DATA SEGMENT |
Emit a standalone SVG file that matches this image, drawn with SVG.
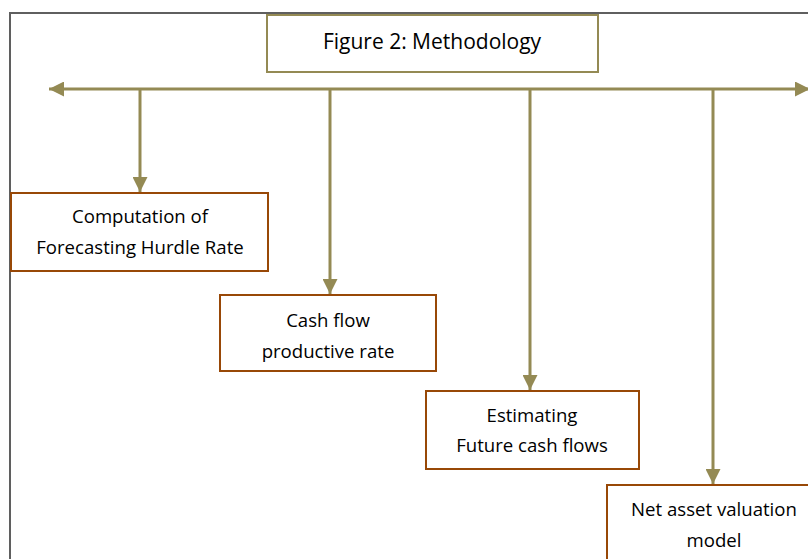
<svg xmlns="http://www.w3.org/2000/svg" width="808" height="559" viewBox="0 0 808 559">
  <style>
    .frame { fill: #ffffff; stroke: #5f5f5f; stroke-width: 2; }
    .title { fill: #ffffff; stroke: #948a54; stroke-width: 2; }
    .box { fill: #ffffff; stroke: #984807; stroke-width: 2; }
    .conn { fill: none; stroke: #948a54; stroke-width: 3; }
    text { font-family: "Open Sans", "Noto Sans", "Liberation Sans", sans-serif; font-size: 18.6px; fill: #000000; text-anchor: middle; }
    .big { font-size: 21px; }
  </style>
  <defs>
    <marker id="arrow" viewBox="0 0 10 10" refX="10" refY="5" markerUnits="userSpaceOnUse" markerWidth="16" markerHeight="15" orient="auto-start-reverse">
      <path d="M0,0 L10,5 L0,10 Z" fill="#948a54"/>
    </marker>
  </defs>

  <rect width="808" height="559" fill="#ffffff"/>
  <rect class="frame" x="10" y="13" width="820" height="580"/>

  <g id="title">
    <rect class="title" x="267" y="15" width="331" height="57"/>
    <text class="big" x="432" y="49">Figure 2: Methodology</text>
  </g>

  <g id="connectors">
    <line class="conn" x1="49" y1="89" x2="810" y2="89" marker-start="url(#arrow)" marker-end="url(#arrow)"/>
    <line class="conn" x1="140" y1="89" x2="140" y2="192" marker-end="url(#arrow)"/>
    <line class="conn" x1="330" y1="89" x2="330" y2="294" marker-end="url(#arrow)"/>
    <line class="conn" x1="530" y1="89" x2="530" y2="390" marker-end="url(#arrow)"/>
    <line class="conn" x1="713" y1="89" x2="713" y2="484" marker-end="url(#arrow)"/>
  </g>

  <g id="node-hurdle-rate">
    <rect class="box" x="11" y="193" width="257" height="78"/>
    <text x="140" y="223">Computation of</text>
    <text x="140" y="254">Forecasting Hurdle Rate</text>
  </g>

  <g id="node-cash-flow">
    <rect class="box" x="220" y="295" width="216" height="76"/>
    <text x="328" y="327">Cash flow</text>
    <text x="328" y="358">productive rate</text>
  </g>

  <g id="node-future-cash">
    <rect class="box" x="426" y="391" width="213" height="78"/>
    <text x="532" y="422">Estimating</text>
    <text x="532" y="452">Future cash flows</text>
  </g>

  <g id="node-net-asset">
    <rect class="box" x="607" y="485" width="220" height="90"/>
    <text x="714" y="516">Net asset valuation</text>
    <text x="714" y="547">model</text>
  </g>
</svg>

PROBLEM DETAILS |
Please write out all of the material above without changing a word, and omit any pictures.

RESULT |
Emit a standalone SVG file that matches this image, drawn with SVG.
<svg xmlns="http://www.w3.org/2000/svg" width="808" height="559" viewBox="0 0 808 559">
  <style>
    .frame { fill: #ffffff; stroke: #5f5f5f; stroke-width: 2; }
    .title { fill: #ffffff; stroke: #948a54; stroke-width: 2; }
    .box { fill: #ffffff; stroke: #984807; stroke-width: 2; }
    .conn { fill: none; stroke: #948a54; stroke-width: 3; }
    text { font-family: "Open Sans", "Noto Sans", "Liberation Sans", sans-serif; font-size: 18.6px; fill: #000000; text-anchor: middle; }
    .big { font-size: 21px; }
  </style>
  <defs>
    <marker id="arrow" viewBox="0 0 10 10" refX="10" refY="5" markerUnits="userSpaceOnUse" markerWidth="16" markerHeight="15" orient="auto-start-reverse">
      <path d="M0,0 L10,5 L0,10 Z" fill="#948a54"/>
    </marker>
  </defs>

  <rect width="808" height="559" fill="#ffffff"/>
  <rect class="frame" x="10" y="13" width="820" height="580"/>

  <g id="title">
    <rect class="title" x="267" y="15" width="331" height="57"/>
    <text class="big" x="432" y="49">Figure 2: Methodology</text>
  </g>

  <g id="connectors">
    <line class="conn" x1="49" y1="89" x2="810" y2="89" marker-start="url(#arrow)" marker-end="url(#arrow)"/>
    <line class="conn" x1="140" y1="89" x2="140" y2="192" marker-end="url(#arrow)"/>
    <line class="conn" x1="330" y1="89" x2="330" y2="294" marker-end="url(#arrow)"/>
    <line class="conn" x1="530" y1="89" x2="530" y2="390" marker-end="url(#arrow)"/>
    <line class="conn" x1="713" y1="89" x2="713" y2="484" marker-end="url(#arrow)"/>
  </g>

  <g id="node-hurdle-rate">
    <rect class="box" x="11" y="193" width="257" height="78"/>
    <text x="140" y="223">Computation of</text>
    <text x="140" y="254">Forecasting Hurdle Rate</text>
  </g>

  <g id="node-cash-flow">
    <rect class="box" x="220" y="295" width="216" height="76"/>
    <text x="328" y="327">Cash flow</text>
    <text x="328" y="358">productive rate</text>
  </g>

  <g id="node-future-cash">
    <rect class="box" x="426" y="391" width="213" height="78"/>
    <text x="532" y="422">Estimating</text>
    <text x="532" y="452">Future cash flows</text>
  </g>

  <g id="node-net-asset">
    <rect class="box" x="607" y="485" width="220" height="90"/>
    <text x="714" y="516">Net asset valuation</text>
    <text x="714" y="547">model</text>
  </g>
</svg>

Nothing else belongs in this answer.